#### Raw data

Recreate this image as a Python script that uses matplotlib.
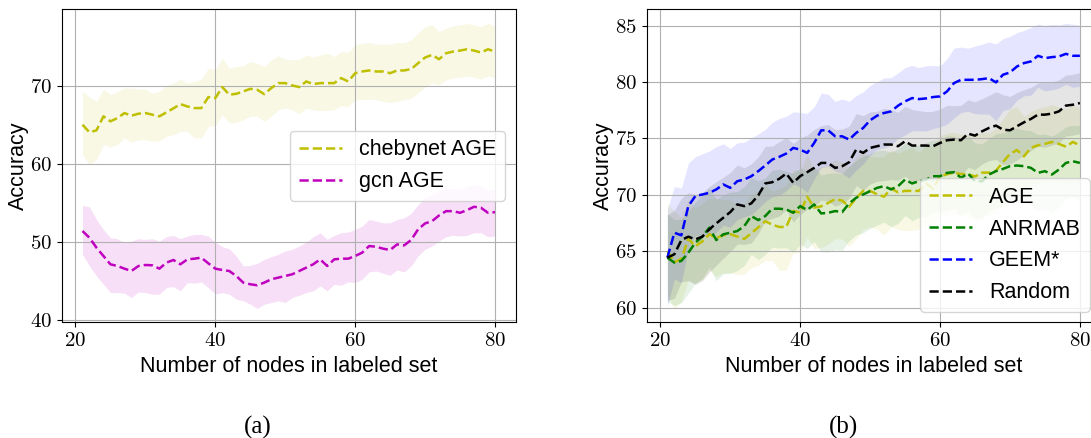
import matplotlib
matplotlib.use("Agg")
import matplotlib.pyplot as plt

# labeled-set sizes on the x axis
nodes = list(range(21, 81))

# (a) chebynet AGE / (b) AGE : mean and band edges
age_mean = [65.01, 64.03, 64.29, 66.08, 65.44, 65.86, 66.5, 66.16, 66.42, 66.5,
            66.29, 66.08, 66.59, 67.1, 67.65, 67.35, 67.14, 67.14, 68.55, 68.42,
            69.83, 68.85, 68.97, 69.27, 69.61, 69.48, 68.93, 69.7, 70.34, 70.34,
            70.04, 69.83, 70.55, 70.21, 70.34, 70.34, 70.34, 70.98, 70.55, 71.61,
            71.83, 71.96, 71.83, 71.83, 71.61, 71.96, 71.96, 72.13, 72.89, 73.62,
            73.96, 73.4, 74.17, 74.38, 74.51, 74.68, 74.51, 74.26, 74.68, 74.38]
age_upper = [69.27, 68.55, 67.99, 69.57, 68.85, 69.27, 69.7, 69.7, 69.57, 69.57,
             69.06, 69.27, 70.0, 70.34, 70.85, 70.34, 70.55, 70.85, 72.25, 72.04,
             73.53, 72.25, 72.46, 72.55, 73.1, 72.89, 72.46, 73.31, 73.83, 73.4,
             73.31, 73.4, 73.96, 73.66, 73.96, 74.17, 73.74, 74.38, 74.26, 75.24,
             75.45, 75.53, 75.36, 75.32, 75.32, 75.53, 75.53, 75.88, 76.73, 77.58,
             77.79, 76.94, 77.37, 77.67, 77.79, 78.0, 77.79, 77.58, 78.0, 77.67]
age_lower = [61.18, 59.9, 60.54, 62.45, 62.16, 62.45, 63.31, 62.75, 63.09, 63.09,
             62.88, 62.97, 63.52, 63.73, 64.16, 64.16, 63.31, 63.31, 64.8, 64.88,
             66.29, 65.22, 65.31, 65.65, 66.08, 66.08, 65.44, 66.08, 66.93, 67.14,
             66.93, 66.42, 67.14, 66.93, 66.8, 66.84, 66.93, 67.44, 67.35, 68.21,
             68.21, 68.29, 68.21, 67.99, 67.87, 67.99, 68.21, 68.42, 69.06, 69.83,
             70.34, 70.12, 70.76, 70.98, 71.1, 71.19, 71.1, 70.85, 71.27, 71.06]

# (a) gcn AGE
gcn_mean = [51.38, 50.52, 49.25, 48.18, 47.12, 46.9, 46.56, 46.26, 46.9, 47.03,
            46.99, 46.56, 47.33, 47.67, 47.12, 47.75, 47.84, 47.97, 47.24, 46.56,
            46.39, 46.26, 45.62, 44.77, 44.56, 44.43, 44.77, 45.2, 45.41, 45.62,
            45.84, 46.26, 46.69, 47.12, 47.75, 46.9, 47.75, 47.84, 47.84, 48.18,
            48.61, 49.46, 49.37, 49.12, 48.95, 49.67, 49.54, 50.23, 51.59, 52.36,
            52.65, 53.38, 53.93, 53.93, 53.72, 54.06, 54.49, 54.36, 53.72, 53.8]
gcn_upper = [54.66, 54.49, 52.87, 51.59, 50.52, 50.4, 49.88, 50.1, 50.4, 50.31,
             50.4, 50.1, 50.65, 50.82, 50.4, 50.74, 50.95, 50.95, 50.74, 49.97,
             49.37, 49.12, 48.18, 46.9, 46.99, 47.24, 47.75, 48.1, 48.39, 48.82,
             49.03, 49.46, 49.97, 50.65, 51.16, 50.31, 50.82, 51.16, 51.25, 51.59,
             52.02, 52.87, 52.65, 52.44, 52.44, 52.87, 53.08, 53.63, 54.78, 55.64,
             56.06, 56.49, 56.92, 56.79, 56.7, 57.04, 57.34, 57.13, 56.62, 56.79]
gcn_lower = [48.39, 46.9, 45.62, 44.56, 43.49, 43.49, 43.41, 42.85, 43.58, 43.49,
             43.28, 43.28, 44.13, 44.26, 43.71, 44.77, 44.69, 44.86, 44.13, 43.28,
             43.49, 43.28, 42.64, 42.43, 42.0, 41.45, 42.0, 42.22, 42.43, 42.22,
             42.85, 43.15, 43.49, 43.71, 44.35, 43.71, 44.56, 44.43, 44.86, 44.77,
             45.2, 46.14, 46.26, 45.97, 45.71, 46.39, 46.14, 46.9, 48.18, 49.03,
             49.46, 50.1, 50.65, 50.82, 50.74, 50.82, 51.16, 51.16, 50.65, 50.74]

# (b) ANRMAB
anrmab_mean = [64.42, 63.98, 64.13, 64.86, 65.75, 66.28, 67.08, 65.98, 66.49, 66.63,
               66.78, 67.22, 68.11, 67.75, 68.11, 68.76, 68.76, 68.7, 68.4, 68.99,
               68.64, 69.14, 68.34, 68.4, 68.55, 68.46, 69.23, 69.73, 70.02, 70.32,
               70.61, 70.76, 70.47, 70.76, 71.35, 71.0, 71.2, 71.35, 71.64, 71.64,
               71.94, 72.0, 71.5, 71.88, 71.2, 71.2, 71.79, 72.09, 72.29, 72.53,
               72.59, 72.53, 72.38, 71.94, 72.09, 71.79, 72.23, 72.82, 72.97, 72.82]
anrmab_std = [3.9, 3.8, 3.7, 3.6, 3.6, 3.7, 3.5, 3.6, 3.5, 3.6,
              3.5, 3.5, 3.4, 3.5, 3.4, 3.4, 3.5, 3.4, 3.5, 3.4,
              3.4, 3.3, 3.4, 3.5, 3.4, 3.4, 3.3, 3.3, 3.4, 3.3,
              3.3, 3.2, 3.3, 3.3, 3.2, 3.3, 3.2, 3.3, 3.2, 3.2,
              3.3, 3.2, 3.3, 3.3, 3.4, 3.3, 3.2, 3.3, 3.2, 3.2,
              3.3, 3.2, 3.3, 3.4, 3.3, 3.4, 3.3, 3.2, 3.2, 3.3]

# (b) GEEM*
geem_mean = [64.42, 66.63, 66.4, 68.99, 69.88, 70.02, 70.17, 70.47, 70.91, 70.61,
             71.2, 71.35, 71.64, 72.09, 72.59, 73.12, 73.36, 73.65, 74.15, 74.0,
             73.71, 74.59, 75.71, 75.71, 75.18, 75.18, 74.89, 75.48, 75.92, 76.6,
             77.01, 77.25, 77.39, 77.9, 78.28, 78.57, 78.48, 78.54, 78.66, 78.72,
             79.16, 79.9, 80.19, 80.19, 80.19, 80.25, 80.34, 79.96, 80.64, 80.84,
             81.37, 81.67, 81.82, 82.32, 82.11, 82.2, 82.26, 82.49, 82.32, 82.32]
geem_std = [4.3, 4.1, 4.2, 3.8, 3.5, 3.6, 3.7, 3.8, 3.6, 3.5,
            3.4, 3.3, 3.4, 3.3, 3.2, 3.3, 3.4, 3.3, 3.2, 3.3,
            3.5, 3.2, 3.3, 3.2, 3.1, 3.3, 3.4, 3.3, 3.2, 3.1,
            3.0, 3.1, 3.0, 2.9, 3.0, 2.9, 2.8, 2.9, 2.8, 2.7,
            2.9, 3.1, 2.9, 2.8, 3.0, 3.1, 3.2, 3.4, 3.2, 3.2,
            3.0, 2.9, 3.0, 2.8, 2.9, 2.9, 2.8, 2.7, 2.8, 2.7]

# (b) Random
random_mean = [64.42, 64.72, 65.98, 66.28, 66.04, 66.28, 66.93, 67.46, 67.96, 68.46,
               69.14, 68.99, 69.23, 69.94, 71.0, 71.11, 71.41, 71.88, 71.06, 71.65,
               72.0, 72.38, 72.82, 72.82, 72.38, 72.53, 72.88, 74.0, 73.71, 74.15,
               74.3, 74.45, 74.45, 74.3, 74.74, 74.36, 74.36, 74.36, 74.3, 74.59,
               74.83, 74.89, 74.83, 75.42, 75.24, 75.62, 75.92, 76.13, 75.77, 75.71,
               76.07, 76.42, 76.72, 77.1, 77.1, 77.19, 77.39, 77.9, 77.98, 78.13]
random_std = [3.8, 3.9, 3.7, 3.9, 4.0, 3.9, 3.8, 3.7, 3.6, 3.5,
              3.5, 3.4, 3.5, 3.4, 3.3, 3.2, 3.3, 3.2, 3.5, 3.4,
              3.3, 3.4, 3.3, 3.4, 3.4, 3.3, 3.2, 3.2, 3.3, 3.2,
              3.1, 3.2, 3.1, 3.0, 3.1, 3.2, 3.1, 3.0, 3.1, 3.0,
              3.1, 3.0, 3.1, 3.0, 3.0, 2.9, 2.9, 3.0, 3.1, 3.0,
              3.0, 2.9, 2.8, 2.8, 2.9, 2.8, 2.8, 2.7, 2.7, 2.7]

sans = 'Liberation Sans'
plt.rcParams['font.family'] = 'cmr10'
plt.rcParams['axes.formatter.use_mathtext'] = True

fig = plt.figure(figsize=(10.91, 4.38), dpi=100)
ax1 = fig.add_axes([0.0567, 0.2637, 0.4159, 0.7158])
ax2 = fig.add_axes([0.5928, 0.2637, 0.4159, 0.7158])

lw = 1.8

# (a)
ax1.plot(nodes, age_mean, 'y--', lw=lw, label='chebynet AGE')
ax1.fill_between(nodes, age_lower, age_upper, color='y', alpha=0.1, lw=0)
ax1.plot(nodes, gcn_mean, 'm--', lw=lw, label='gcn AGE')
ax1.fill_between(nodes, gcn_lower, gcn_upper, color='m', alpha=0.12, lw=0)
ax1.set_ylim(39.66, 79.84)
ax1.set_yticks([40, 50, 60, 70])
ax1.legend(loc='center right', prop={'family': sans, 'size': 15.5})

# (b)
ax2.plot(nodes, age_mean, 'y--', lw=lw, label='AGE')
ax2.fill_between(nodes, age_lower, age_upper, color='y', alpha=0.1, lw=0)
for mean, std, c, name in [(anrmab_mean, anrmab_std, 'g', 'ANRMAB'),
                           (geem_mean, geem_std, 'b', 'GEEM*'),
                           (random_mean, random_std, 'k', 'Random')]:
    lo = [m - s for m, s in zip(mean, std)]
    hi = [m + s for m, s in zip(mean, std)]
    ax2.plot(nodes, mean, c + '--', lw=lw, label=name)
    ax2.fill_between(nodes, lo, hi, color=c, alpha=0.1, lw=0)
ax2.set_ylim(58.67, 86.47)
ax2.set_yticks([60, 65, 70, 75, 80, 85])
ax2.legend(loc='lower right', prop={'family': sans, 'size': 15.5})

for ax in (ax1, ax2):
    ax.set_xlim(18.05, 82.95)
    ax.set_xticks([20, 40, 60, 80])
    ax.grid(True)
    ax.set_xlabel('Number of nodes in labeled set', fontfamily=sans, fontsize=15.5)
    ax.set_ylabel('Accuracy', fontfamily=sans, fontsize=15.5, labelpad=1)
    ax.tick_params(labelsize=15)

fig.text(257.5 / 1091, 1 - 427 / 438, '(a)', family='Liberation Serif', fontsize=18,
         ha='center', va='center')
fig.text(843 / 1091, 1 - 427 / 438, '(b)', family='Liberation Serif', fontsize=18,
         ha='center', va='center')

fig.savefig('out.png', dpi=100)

########

--- Exercise directions ---
Write out again exactly the lines from the start of the data above through the line containing "nodes = list(range(21, 81))", inclusive, excluding any pictures.

--- Task result ---
Recreate this image as a Python script that uses matplotlib.
import matplotlib
matplotlib.use("Agg")
import matplotlib.pyplot as plt

# labeled-set sizes on the x axis
nodes = list(range(21, 81))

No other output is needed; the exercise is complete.